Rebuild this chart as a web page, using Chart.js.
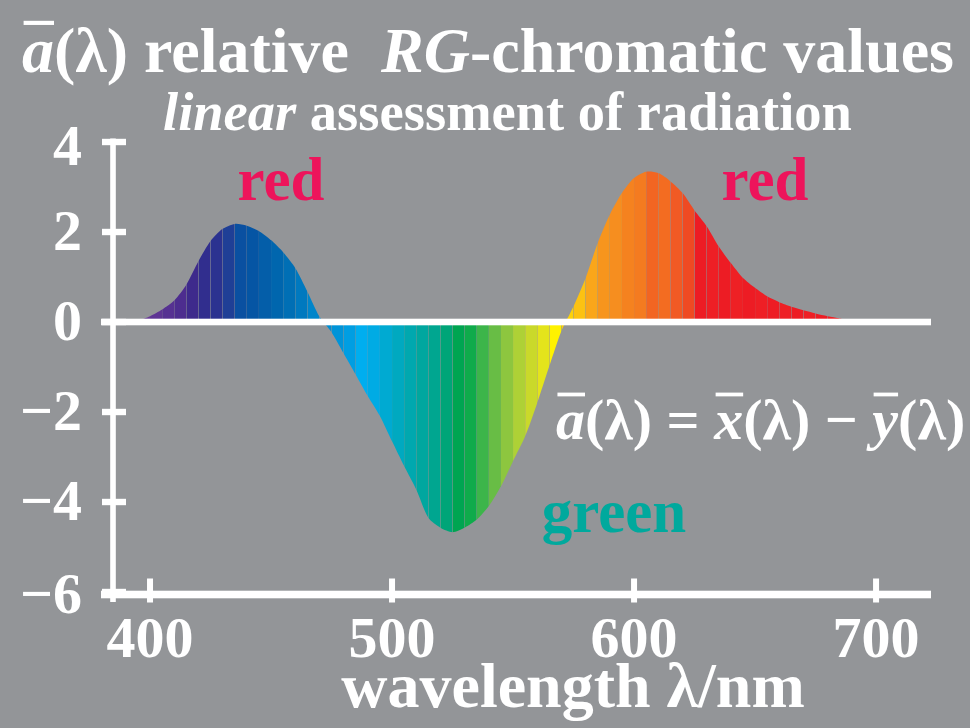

...

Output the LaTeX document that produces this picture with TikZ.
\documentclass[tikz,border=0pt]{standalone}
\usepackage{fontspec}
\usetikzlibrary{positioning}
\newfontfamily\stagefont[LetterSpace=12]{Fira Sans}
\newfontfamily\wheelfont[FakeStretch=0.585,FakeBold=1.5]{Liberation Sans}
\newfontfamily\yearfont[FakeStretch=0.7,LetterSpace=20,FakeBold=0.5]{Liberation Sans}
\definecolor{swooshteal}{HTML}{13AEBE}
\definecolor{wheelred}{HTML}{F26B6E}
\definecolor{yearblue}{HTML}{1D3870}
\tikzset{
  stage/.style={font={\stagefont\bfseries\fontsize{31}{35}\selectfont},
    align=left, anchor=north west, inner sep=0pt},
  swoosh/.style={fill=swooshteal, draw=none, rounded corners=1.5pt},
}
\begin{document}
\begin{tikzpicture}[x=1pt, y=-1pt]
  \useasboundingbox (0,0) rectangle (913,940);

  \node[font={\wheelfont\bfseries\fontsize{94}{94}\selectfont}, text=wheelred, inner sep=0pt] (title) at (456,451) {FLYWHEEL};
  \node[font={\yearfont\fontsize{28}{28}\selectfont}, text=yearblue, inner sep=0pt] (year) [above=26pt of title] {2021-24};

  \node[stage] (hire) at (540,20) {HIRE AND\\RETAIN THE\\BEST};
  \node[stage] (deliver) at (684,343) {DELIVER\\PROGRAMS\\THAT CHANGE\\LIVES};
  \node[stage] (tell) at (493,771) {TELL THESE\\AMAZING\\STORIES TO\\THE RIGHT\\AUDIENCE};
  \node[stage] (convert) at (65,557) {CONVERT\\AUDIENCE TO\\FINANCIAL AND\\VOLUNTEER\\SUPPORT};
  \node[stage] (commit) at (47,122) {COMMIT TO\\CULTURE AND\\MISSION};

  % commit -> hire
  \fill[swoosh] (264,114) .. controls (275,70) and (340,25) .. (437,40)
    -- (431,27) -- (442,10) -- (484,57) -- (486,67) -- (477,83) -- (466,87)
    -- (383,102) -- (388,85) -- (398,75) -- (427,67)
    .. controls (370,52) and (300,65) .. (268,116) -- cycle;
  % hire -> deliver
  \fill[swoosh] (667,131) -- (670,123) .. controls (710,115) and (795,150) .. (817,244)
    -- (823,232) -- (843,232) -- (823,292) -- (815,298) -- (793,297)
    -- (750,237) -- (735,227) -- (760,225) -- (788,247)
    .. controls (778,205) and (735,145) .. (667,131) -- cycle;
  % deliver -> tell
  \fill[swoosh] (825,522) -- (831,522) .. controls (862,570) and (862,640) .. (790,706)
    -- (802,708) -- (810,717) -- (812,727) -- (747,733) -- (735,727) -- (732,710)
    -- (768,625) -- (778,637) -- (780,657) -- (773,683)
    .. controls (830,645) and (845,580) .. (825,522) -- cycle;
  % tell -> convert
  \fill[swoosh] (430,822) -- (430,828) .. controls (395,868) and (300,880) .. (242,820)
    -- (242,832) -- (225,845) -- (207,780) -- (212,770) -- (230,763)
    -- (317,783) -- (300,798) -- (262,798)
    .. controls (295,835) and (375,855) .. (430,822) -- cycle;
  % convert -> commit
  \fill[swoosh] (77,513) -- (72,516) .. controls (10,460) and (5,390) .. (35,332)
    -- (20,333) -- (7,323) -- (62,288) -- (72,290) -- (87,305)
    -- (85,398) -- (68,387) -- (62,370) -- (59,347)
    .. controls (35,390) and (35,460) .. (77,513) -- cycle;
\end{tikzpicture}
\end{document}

#### Exercise objective:
Every line that holds the word "this" should be extracted.

#### Task solution:
Rebuild this chart as a web page, using Chart.js.
Output the LaTeX document that produces this picture with TikZ.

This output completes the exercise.